Survival rates of prematurely born babies have improved, says study

A study in Sweden has shown that the survival rates of extremely premature infants has improved massively since the 1980s.

Doctors found that the earliest gestational age a baby could be considered viable outside the womb was 28 weeks, and when they weighed in or around 2.2 pounds (one kilogram).

This is roughly 12 weeks short of a normal 40-week pregnancy and most babies are considered preterm at less than 37 weeks.

However, that 28-week limit has been dropping and now babies born at 24, 23 or even 22 weeks are surviving.

Edward Bell, a neonatologist at the University of Iowa Children's Hospital said, ''I've been in this business for 40 years, and I've seen the threshold of viability move back about one week every 10 years or so in my practice.''

According to a study in the Journal of the American Medical Association, Sweden holds the world record for earliest neonatal viability as 77 percent of babies born between 22 and 26 weeks in 2014 to 2016 survived one year, which was up from 70 percent about 10 years before.
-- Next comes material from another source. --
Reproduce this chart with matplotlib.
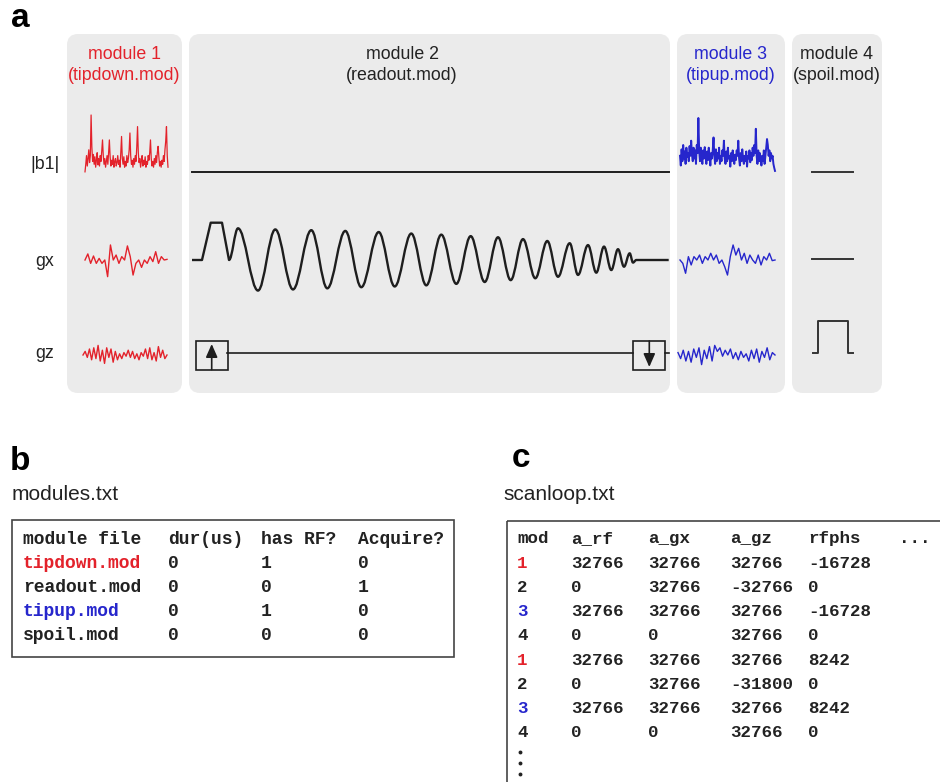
import numpy as np
import matplotlib.pyplot as plt
from matplotlib.patches import FancyBboxPatch, Rectangle, PathPatch
from matplotlib.path import Path

RED = '#e3222b'
BLUE = '#2626cc'
INK = '#1e1e1e'
PANEL = '#ebebeb'

# waveforms (arbitrary units, b1 peak = 1)
m1_b1 = [0.02, 0.15, 0.3, 0.12, 0.25, 0.4, 0.18, 0.3, 1.0, 0.45,
         0.2, 0.32, 0.15, 0.28, 0.1, 0.22, 0.35, 0.14, 0.25, 0.12,
         0.3, 0.2, 0.38, 0.57, 0.3, 0.15, 0.25, 0.1, 0.2, 0.3,
         0.15, 0.35, 0.57, 0.28, 0.12, 0.22, 0.15, 0.3, 0.1, 0.2,
         0.25, 0.12, 0.18, 0.3, 0.15, 0.22, 0.1, 0.35, 0.63, 0.25,
         0.15, 0.28, 0.1, 0.2, 0.12, 0.3, 0.18, 0.25, 0.4, 0.69,
         0.3, 0.15, 0.22, 0.1, 0.25, 0.15, 0.3, 0.2, 0.45, 0.8,
         0.35, 0.18, 0.25, 0.1, 0.2, 0.3, 0.12, 0.22, 0.15, 0.28,
         0.1, 0.2, 0.15, 0.3, 0.22, 0.35, 0.57, 0.25, 0.12, 0.2,
         0.1, 0.25, 0.15, 0.3, 0.18, 0.35, 0.46, 0.28, 0.12, 0.2,
         0.1, 0.22, 0.15, 0.3, 0.2, 0.4, 0.55, 0.8, 0.3, 0.1]
m1_gx = [0, 0.38, -0.21, 0.25, -0.21, 0.1, -0.21, 0, -1.04, 0.94, 0, 0.31,
         -0.21, 0.21, 0, 0.88, 0.21, -0.94, -0.21, 0, -0.46, 0, -0.21, 0.21,
         -0.1, 0.52, -0.21, 0.21, 0, 0.04]
m1_gz = [0.0, 0.3, -0.2, 0.5, -0.4, 0.6, -0.3, 0.8, -0.5, 0.4, -0.7, 0.6,
         -0.2, 0.5, -0.6, 0.3, -0.4, 0.1, -0.3, 0.2, -0.1, 0.4, -0.2, 0.3,
         -0.3, 0.1, -0.4, 0.2, -0.1, 0.5, -0.3, 0.6, -0.4, 0.2, -0.5, 0.7,
         -0.2, 0.4, -0.3, 0.0]

m3_b1 = [0.3, 0.12, 0.42, 0.2, 0.5, 0.25, 0.38, 0.15, 0.45, 0.28,
         0.35, 0.2, 0.48, 0.3, 0.58, 0.32, 0.2, 0.45, 0.25, 0.4,
         0.15, 0.5, 0.35, 1.0, 0.4, 0.2, 0.45, 0.3, 0.15, 0.4,
         0.25, 0.46, 0.3, 0.15, 0.38, 0.22, 0.45, 0.3, 0.12, 0.35,
         0.25, 0.4, 0.64, 0.3, 0.15, 0.42, 0.2, 0.35, 0.25, 0.45,
         0.15, 0.3, 0.2, 0.4, 0.3, 0.58, 0.25, 0.15, 0.38, 0.2,
         0.45, 0.25, 0.3, 0.1, 0.35, 0.2, 0.4, 0.28, 0.15, 0.32,
         0.22, 0.4, 0.3, 0.58, 0.25, 0.12, 0.35, 0.2, 0.42, 0.25,
         0.15, 0.3, 0.2, 0.38, 0.1, 0.3, 0.25, 0.4, 0.18, 0.35,
         0.22, 0.45, 0.3, 0.5, 0.35, 0.8, 0.3, 0.15, 0.4, 0.2,
         0.35, 0.25, 0.12, 0.3, 0.2, 0.4, 0.15, 0.3, 0.45, 0.61,
         0.5, 0.3, 0.4, 0.2, 0.35, 0.25, 0.3, 0.15, 0.08, 0.02]
m3_gx = [0, -0.21, -0.83, 0.21, -0.31, 0.21, 0, 0.31, -0.21, 0.21, 0, 0.42,
         0, 0.31, -0.21, 0, -0.42, -0.94, 0.21, 0.94, 0.31, 0.73, 0, 0.42,
         -0.21, 0.31, 0, -0.21, 0.31, -0.31, 0.21, 0, 0.42, -0.04, 0]
m3_gz = [0.2, -0.3, 0.4, -0.5, 0.3, -0.6, 0.5, -0.2, 0.6, -0.8, 0.4, -0.3,
         0.7, -0.5, 0.8, 0.3, 0.6, -0.1, 0.4, 0.0, 0.5, -0.3, 0.2, -0.4, 0.3,
         -0.2, 0.1, -0.5, 0.4, -0.3, 0.5, -0.6, 0.3, -0.2, 0.6, -0.4, 0.2, 0.0]

# readout gx: prewinder corners, then extrema of the chirped oscillation
ro_pre_t = [0, 10, 18.7, 30, 37]
ro_pre_a = [0, 0, 1, 1, 0]
ro_ext_t = [46, 66, 83.3, 101, 119.3, 135.3, 153.3, 169.3, 186.7, 202.7,
            219.3, 234.3, 249.3, 264.3, 278.7, 292.7, 306, 318.7, 331, 343.3,
            355.3, 366, 377.7, 386, 396, 404.3, 412, 419.3, 426, 432, 437.7,
            441, 444.3]
ro_ext_a = [0.85, -0.82, 0.82, -0.79, 0.80, -0.76, 0.78, -0.73, 0.75, -0.71,
            0.71, -0.68, 0.68, -0.64, 0.64, -0.59, 0.61, -0.54, 0.56, -0.49,
            0.51, -0.45, 0.45, -0.40, 0.40, -0.34, 0.36, -0.27, 0.29, -0.18,
            0.18, -0.07, 0.0]
ro_end_t = 476.7

spoil_t = [0, 5, 5, 35, 35, 40.6]
spoil_a = [0, 0, 1, 1, 0, 0]

# text files
mod_header = ['module file', 'dur(us)', 'has RF?', 'Acquire?']
mod_files = ['tipdown.mod', 'readout.mod', 'tipup.mod', 'spoil.mod']
mod_dur = ['0', '0', '0', '0']
mod_rf = ['1', '0', '1', '0']
mod_acq = ['0', '1', '0', '0']

loop_header = ['mod', 'a_rf', 'a_gx', 'a_gz', 'rfphs', '...']
loop_mod = [1, 2, 3, 4, 1, 2, 3, 4]
loop_arf = [32766, 0, 32766, 0, 32766, 0, 32766, 0]
loop_agx = [32766, 32766, 32766, 0, 32766, 32766, 32766, 0]
loop_agz = [32766, -32766, 32766, 32766, 32766, -31800, 32766, 32766]
loop_rfphs = [-16728, 0, -16728, 0, 8242, 0, 8242, 0]

mod_colors = {1: RED, 3: BLUE}
file_colors = {'tipdown.mod': RED, 'tipup.mod': BLUE}

fig = plt.figure(figsize=(9.4, 7.82), dpi=100)
ax = fig.add_axes([0, 0, 1, 1])
ax.set_xlim(0, 940)
ax.set_ylim(782, 0)
ax.axis('off')

SANS = 'Liberation Sans'
MONO = 'Liberation Mono'


def trace(vals, x0, x1, y0, scale, color, lw):
    v = np.asarray(vals, float)
    x = np.linspace(x0, x1, len(v))
    ax.plot(x, y0 - scale * v, color=color, lw=lw, solid_joinstyle='round')


# ---- panel a ----
ax.text(11, 27, 'a', fontsize=24, fontweight='bold', family=SANS, va='baseline')

panels = [(67, 182), (189, 670), (677, 785), (792, 882)]
for x0, x1 in panels:
    ax.add_patch(FancyBboxPatch((x0, 34), x1 - x0, 359,
                                boxstyle='round,pad=0,rounding_size=11',
                                fc=PANEL, ec='none'))

titles = [(124.5, 'module 1', '(tipdown.mod)', RED),
          (402, 'module 2', '(readout.mod)', '#222222'),
          (731, 'module 3', '(tipup.mod)', BLUE),
          (837, 'module 4', '(spoil.mod)', '#222222')]
for xc, l1, l2, c in titles:
    ax.text(xc, 59, l1, fontsize=12.8, family=SANS, color=c, ha='center', va='baseline')
    ax.text(xc, 80, l2, fontsize=12.8, family=SANS, color=c, ha='center', va='baseline')

for y, lab in [(169, '|b1|'), (266, 'gx'), (358, 'gz')]:
    ax.text(45, y, lab, fontsize=12.8, family=SANS, color='#222222',
            ha='center', va='baseline')

Y_B1, Y_GX, Y_GZ = 172, 260, 353

# module 1 (tipdown)
trace(m1_b1, 85, 168, Y_B1 + 1, 58, RED, 0.9)
trace(m1_gx, 85, 167, Y_GX, 16, RED, 1.0)
trace(m1_gz, 83, 167, Y_GZ + 2, 12, RED, 1.0)

# module 2 (readout)
ax.plot([192, 669], [Y_B1, Y_B1], color=INK, lw=1.4)

X0, S = 192, 37.3
verts = [(X0 + t, Y_GX - S * a) for t, a in zip(ro_pre_t, ro_pre_a)]
codes = [Path.MOVETO] + [Path.LINETO] * (len(ro_pre_t) - 1)
pt, pa = ro_pre_t[-1], ro_pre_a[-1]
k = 0.364
for t, a in zip(ro_ext_t, ro_ext_a):
    dt = t - pt
    verts += [(X0 + pt + k * dt, Y_GX - S * pa),
              (X0 + t - k * dt, Y_GX - S * a),
              (X0 + t, Y_GX - S * a)]
    codes += [Path.CURVE4] * 3
    pt, pa = t, a
verts.append((X0 + ro_end_t, Y_GX))
codes.append(Path.LINETO)
ax.add_patch(PathPatch(Path(verts, codes), fc='none', ec=INK, lw=1.7,
                       joinstyle='round'))

# gz: blips at start and end of the readout
ax.plot([227, 633], [Y_GZ, Y_GZ], color=INK, lw=1.2)
ax.plot([665, 669], [Y_GZ, Y_GZ], color=INK, lw=1.2)
for bx in (196, 633):
    ax.add_patch(Rectangle((bx, 341), 31.5, 28.5, fc='none', ec=INK, lw=1.2))
ax.annotate('', xy=(211.7, 344), xytext=(211.7, 369.5),
            arrowprops=dict(arrowstyle='-|>,head_length=0.5,head_width=0.22',
                            color=INK, lw=1.2, mutation_scale=16,
                            shrinkA=0, shrinkB=0))
ax.annotate('', xy=(649.3, 367), xytext=(649.3, 341),
            arrowprops=dict(arrowstyle='-|>,head_length=0.5,head_width=0.22',
                            color=INK, lw=1.2, mutation_scale=16,
                            shrinkA=0, shrinkB=0))

# module 3 (tipup)
trace(m3_b1, 680, 775, Y_B1, 54, BLUE, 1.4)
trace(m3_gx, 680, 775, Y_GX, 16, BLUE, 1.0)
trace(m3_gz, 678, 775, Y_GZ + 2, 12, BLUE, 1.0)

# module 4 (spoiler)
ax.plot([812, 853], [Y_B1, Y_B1], color='#333333', lw=1.4)
ax.plot([812, 853], [Y_GX - 1, Y_GX - 1], color='#333333', lw=1.4)
ax.plot(812.7 + np.asarray(spoil_t), Y_GZ - 32 * np.asarray(spoil_a),
        color='#333333', lw=1.4)

# ---- panel b ----
ax.text(10, 470, 'b', fontsize=24, fontweight='bold', family=SANS, va='baseline')
ax.text(12, 500, 'modules.txt', fontsize=15, family=SANS, color='#222222', va='baseline')
ax.add_patch(Rectangle((12, 520), 442, 137, fc='none', ec='#444444', lw=1.2))

mod_cols = [23, 168, 261, 358]
row_y = [544 + 24 * i for i in range(5)]
for x, h in zip(mod_cols, mod_header):
    ax.text(x, row_y[0], h, fontsize=13, family=MONO, fontweight='bold',
            color='#222222', va='baseline')
for i, (f, d, rf, aq) in enumerate(zip(mod_files, mod_dur, mod_rf, mod_acq)):
    y = row_y[i + 1]
    cells = [(f, file_colors.get(f, '#222222')), (d, '#222222'),
             (rf, '#222222'), (aq, '#222222')]
    for x, (s, c) in zip(mod_cols, cells):
        ax.text(x, y, s, fontsize=13, family=MONO, fontweight='bold',
                color=c, va='baseline')

# ---- panel c ----
ax.text(512, 467, 'c', fontsize=24, fontweight='bold', family=SANS, va='baseline')
ax.text(503, 500, 'scanloop.txt', fontsize=15, family=SANS, color='#222222', va='baseline')
ax.add_patch(Rectangle((507, 521), 600, 400, fc='none', ec='#444444', lw=1.2))

loop_cols = [517, 571, 648, 730, 808, 899]
ly = [543.3 + 24.25 * i for i in range(9)]
for x, h in zip(loop_cols, loop_header):
    ax.text(x, ly[0], h, fontsize=12.6, family=MONO, fontweight='bold',
            color='#222222', va='baseline')
rows = zip(loop_mod, loop_arf, loop_agx, loop_agz, loop_rfphs)
for i, (m, arf, agx, agz, ph) in enumerate(rows):
    y = ly[i + 1]
    ax.text(loop_cols[0], y, str(m), fontsize=12.6, family=MONO, fontweight='bold',
            color=mod_colors.get(m, '#222222'), va='baseline')
    for x, v in zip(loop_cols[1:5], (arf, agx, agz, ph)):
        ax.text(x, y, str(v), fontsize=12.6, family=MONO, fontweight='bold',
                color='#222222', va='baseline')
for y in (751.7, 762.7, 774):
    ax.plot(loop_cols[0] + 3, y, 'o', ms=2.8, color='#222222', mec='none')

fig.savefig('out.png', dpi=100)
Procedures for neonatal advanced life support in Sweden have been standardised in those 10 years.

There is immediate intubation at birth, administration of drugs and a quick transfer to a neonatal intensive care unit.

With babies younger than 22 weeks, the survival rate has jumped from 3.6 percent to 20 percent over the last decade, and for those born at 26 weeks, eight in 10 infants survive.